Conquista do protagonismo de pessoas transexuais e travestis na saúde requer mudanças profundas

Especialistas avaliam que violência sofrida por essas pessoas apresenta características educacionais, sociais e políticas

Grande parte das instituições de saúde seguem com um olhar marcado pela binaridade [Imagem: Freepik]

No Brasil, cerca de 70% de pessoas trans e travestis não concluíram o ensino médio e apenas 0,02% desses indivíduos teve acesso ao ensino superior, de acordo com dados da Associação Nacional de Travestis e Transexuais (Antra). Entre os diferentes motivos que explicam os índices, encontram-se a falta de atenção às demandas de gênero dentro das escolas, a constante violência contra esses indivíduos — pelo 14º ano consecutivo, o Brasil é o país que mais mata transexuais e travestis no mundo — e a ausência de políticas públicas de permanência para essas pessoas no campo estudantil.  

A partir dos dados, é possível compreender que a participação profissional dessas pessoas em diferentes setores da sociedade é também reduzida e invisibilizada. Na área da saúde, por exemplo, além da ausência de atendimentos inclusivos, a falta de atuação desses indivíduos como protagonistas é marcante. 

Estudo e protagonismo

Lu Schneider Fortes, biomédico e pesquisador da Faculdade de Saúde Pública (FSP) da Universidade de São Paulo (USP), explica que desde a graduação começou a ter alguns incômodos com relação a como as questões de gênero e sexualidade eram abordadas no campo acadêmico. “Quando esses temas eram tratados, eles eram colocados de uma forma muito estigmatizante, chegando até a patologizar essas pessoas”, explica o pesquisador. 

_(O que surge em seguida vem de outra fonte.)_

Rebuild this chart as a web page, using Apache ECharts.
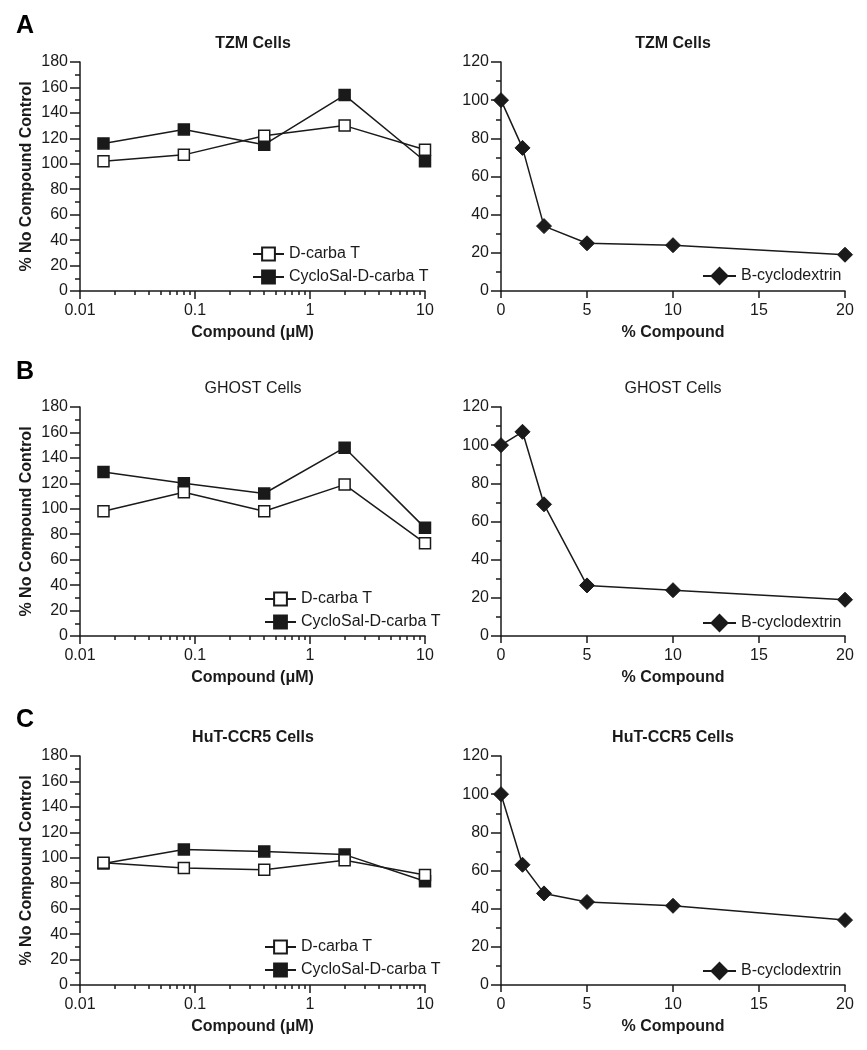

Por esse motivo, com a orientação do professor José Miguel Nieto Oliveira, Schneider começou a desenvolver uma pesquisa que tem como objetivo central tratar as questões de gênero na área da saúde a partir de um trabalho etnográfico. Assim, um dos principais desafios associados ao desenvolvimento do estudo, relaciona-se ao fato dele ter sido iniciado em 2020, ano que ficou marcado pelos desafios impostos pela pandemia de Covid-19. 

Como o especialista não dominava o método etnográfico de pesquisa, um dos caminhos para entrar em contato com profissionais transexuais e travestis da saúde foi a participação de encontros online de algumas associações — como o Comitê Técnico de Saúde da População LGBT. “Comecei a contatar essas pessoas para pensar em estratégias de reparação de efeitos que são muito estruturais, mas que também são sociais e políticos”, complementa Schneider.

O pesquisador adiciona que o projeto, denominada como Para além do campo: sobre ameaças, redes e protagonismos de pessoas trans e/ou travestis como profissionais de saúde, também buscava colocar esses sujeitos como protagonistas e produtores de conhecimento da saúde, deslocando a visão comumente abordada dessas pessoas como pacientes. 

Educação formadora 

Schneider reflete ainda que a falta de pessoas transexuais e travestis na área da saúde é a ponta desse debate. A garantia dos direitos de pessoas transexuais e travestis passa também pela permanência estudantil durante o ensino básico, pela luta diária contra a violência e pelo acesso a espaços de poder. “Acho que existe uma dificuldade que é colocada pela própria cisgeneridade de não querer perder o seu espaço de privilégio”, avalia o autor do estudo. 

Apesar das dificuldades associadas ao tema, Lu considera que alguns avanços foram feitos nos últimos anos. Dessa forma, a dissertação apresenta uma visão crítica da formação do sistema de saúde e da ideia de cisgeneridade — categoria que se refere às pessoas que se identificam com o gênero atribuído no nascimento. Apesar disso, Lu reforça que também pensa em como criar alianças com pessoas cis, principalmente se essas estiverem comprometidas com esse tema. 

Além disso, Schneider considera que a aprovação de cotas trans em algumas universidades pode abrir portas para uma mudança, mesmo que lenta, desse sistema — sendo importante considerar, mais uma vez, que a luta contra a desigualdade envolve caminhos ainda mais profundos. 

As redes de apoio como possibilidade de resistência também são abordadas pelo especialista que avalia que, muitas vezes, há um conhecimento sendo produzido por pessoas trans e travestis que não é aceito pela maioria das pessoas. “O primeiro passo para que as pessoas, de fato, sejam protagonistas é transmitir essas vozes para fazer isso reverberar e alcançar todos os espaços possíveis”.